Olup bitenlerden biraz da olsun uzaklaşmak isteyen Enç, Ford Vakfı bursu ile Amerika'ya doktora yapmaya gider. Döndüğünde Orta Doğu Teknik Üniversitesinde Eğitim Fakültesi kurulması için çalışmalara başlar. Ancak 2 yıl sonra çeşitli nedenlerden dolayı kapatılır. MEB Talim ve Terbiye kurulunda görev alır. O dönemlerde ilkokul, ortaokul gibi kurumların sorunlarını çözmek için çalışmalar yapılmaktadır. Ancak her değişen parti ile değişen bakanların, bu kuruldaki kararları uygulamaktan çok bu kurula baskı yapması gibi nedenlerden dolayı bu görevini sonlandırmıştır. Ankara Üniversitesinde Eğitim Fakültesi kurma girişimi olmuştur. Öğretim üyesinden başka öğretmeni bulunmayan bölümlerin kendilerine en yakın bölüme bağlanması gerektiğini bildiren bir yazı geldiği için akademik kariyere başlamaya karar verir. Üstün yetenekli çocukların gelişimi, uyumu ve eğitimi konusunda bir tez yazar.

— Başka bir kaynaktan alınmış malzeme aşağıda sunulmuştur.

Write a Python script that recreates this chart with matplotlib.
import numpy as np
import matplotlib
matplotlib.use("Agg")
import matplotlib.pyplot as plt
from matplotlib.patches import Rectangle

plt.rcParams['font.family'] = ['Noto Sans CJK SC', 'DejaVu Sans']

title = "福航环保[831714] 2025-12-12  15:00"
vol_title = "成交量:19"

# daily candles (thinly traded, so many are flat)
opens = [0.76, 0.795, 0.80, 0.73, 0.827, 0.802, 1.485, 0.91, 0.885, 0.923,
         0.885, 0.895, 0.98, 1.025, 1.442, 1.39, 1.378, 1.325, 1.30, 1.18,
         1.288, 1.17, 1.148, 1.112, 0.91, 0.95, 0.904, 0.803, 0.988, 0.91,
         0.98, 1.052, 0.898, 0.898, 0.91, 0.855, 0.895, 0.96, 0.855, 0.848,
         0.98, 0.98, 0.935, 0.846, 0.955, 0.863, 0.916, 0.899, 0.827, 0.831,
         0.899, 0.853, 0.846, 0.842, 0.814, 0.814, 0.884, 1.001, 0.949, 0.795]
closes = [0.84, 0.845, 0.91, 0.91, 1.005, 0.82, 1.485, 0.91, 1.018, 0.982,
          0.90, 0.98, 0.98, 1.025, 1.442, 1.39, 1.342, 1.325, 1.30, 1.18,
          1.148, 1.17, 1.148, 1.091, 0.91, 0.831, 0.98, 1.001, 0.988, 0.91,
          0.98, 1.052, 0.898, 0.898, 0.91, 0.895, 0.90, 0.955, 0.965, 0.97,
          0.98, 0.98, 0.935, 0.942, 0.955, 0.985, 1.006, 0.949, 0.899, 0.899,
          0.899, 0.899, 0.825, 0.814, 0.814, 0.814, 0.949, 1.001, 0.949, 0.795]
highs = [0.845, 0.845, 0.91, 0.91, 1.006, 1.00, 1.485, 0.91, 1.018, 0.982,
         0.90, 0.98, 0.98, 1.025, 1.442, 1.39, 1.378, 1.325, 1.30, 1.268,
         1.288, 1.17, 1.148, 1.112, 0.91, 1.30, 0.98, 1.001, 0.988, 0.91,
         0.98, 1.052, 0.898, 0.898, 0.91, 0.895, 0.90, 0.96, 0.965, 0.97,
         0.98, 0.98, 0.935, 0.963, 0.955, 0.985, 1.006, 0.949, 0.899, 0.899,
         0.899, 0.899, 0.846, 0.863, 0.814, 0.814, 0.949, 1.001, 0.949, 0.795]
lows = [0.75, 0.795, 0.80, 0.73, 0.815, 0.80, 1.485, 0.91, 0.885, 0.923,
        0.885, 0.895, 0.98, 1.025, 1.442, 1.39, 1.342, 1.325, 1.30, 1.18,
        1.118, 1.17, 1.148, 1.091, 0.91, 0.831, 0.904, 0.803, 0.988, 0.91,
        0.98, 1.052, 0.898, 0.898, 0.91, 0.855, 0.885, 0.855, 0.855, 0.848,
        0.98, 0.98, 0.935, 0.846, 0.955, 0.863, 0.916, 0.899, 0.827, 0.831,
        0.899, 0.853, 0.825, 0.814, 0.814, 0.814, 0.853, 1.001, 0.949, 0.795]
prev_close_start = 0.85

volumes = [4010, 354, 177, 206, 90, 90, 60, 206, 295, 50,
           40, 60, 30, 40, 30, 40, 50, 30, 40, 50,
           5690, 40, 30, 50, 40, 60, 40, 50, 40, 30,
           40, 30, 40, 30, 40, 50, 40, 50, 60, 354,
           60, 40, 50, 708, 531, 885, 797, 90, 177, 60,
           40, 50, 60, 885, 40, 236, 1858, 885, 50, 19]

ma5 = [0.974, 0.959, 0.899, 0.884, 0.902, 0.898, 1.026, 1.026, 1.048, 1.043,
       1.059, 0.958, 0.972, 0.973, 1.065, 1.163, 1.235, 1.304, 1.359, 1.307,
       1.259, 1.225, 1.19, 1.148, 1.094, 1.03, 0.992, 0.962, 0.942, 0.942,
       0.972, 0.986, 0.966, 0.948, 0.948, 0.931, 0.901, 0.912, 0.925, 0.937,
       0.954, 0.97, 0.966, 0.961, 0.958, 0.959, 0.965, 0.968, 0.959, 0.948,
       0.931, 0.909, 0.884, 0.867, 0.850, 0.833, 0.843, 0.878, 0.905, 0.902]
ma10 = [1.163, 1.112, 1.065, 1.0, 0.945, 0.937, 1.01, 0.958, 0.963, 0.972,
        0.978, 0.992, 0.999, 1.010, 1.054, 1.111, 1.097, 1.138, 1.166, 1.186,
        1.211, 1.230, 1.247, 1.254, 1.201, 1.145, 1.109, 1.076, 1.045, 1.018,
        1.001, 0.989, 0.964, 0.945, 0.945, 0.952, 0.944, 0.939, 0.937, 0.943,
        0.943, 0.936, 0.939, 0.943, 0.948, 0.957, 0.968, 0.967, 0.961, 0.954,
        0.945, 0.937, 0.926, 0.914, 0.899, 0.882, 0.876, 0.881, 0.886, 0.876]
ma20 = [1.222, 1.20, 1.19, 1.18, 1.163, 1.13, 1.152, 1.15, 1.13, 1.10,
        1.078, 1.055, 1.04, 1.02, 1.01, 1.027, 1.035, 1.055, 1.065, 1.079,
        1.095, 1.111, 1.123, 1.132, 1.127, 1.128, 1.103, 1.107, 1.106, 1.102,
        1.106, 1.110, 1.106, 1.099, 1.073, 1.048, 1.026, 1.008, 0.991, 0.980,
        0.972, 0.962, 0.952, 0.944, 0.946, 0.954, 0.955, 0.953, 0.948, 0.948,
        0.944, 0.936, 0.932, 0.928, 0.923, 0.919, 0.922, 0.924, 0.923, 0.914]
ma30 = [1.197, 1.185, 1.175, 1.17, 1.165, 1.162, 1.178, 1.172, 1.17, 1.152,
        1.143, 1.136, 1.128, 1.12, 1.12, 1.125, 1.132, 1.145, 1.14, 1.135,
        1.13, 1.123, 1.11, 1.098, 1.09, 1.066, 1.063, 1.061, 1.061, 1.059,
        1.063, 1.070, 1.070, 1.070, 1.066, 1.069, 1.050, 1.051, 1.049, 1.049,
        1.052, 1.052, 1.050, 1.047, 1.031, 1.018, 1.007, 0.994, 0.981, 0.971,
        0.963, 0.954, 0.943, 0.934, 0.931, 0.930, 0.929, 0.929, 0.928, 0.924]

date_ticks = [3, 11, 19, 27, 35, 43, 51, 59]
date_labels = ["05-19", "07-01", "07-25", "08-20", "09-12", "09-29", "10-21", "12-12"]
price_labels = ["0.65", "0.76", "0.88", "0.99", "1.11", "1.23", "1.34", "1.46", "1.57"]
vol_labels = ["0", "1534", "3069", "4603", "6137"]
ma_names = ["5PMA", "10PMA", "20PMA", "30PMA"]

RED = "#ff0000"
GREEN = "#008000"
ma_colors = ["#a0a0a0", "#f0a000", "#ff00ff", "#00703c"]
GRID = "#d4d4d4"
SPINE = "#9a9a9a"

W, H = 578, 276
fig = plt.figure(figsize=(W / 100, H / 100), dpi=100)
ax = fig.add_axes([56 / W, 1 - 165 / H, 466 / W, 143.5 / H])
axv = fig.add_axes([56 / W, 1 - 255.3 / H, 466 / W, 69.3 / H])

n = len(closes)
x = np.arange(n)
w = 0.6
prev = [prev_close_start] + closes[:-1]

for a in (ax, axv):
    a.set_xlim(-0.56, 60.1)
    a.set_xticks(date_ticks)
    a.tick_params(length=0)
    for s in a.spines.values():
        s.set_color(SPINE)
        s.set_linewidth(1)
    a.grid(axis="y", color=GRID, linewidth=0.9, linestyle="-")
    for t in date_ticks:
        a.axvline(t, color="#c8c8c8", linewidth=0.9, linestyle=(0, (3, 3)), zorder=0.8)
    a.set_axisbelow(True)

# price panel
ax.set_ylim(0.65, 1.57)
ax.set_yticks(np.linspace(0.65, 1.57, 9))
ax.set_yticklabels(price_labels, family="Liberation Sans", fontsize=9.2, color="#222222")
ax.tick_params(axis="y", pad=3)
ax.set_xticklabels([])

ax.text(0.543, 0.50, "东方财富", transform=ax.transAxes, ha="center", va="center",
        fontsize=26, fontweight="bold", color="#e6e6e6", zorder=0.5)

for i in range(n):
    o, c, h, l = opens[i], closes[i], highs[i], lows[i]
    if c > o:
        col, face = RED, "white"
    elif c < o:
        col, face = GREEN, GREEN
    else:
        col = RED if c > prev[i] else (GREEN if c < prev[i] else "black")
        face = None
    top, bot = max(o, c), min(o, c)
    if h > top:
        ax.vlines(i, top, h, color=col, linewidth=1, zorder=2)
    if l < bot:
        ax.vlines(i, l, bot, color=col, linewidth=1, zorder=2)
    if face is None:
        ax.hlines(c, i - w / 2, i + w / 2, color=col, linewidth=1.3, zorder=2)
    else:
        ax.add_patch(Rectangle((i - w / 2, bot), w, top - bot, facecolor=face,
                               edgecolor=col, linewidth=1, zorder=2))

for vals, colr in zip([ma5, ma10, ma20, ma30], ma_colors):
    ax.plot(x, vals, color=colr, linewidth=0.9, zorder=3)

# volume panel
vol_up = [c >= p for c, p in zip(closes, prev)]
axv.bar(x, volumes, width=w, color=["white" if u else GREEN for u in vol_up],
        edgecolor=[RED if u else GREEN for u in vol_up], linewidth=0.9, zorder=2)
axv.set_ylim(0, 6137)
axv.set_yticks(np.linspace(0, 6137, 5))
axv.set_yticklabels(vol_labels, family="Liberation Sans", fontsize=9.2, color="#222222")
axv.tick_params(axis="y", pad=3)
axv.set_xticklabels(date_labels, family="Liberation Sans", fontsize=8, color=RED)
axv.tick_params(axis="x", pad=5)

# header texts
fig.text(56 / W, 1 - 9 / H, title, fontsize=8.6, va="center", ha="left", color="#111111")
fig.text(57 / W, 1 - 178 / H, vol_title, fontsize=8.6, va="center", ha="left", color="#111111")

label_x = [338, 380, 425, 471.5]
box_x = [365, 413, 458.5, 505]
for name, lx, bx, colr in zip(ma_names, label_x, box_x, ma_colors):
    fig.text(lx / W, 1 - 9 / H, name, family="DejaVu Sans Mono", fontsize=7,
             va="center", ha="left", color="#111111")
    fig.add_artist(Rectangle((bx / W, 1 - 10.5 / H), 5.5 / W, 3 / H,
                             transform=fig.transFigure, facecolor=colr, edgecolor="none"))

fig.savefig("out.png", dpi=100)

Ve bu kitabı yazarken sadece şunu şöyle yaptım demiyor. Aynı zamanda bizlere de öğütler veriyor. Kitabın sonunda Son Durakta Son söz ile emeklilik sonrası Yalova'daki hayatından ve ölüm sonrası yaşama ilişkin düşüncelerinden bahsediyor.
Kısa Bir Anekdot
Yazar 1991 yılında Yalova'da yaşamını yitirir. Vefat ettiğinde hakkında bir yazı yazılır. Yazının başlığı şudur: '' Mitat Enç artık görmüyor.''
Evet dostlar, bizler görüyor muyuz şu anda? Ya da görüyor olma yanılgısı içinde miyiz? Bunları düşünmemiz lazım. Ve eğer görmediğimize kanaat getirmişsek kalplerimizin, beyinlerimizin gözünü açmak için yola çıkmamız lazım.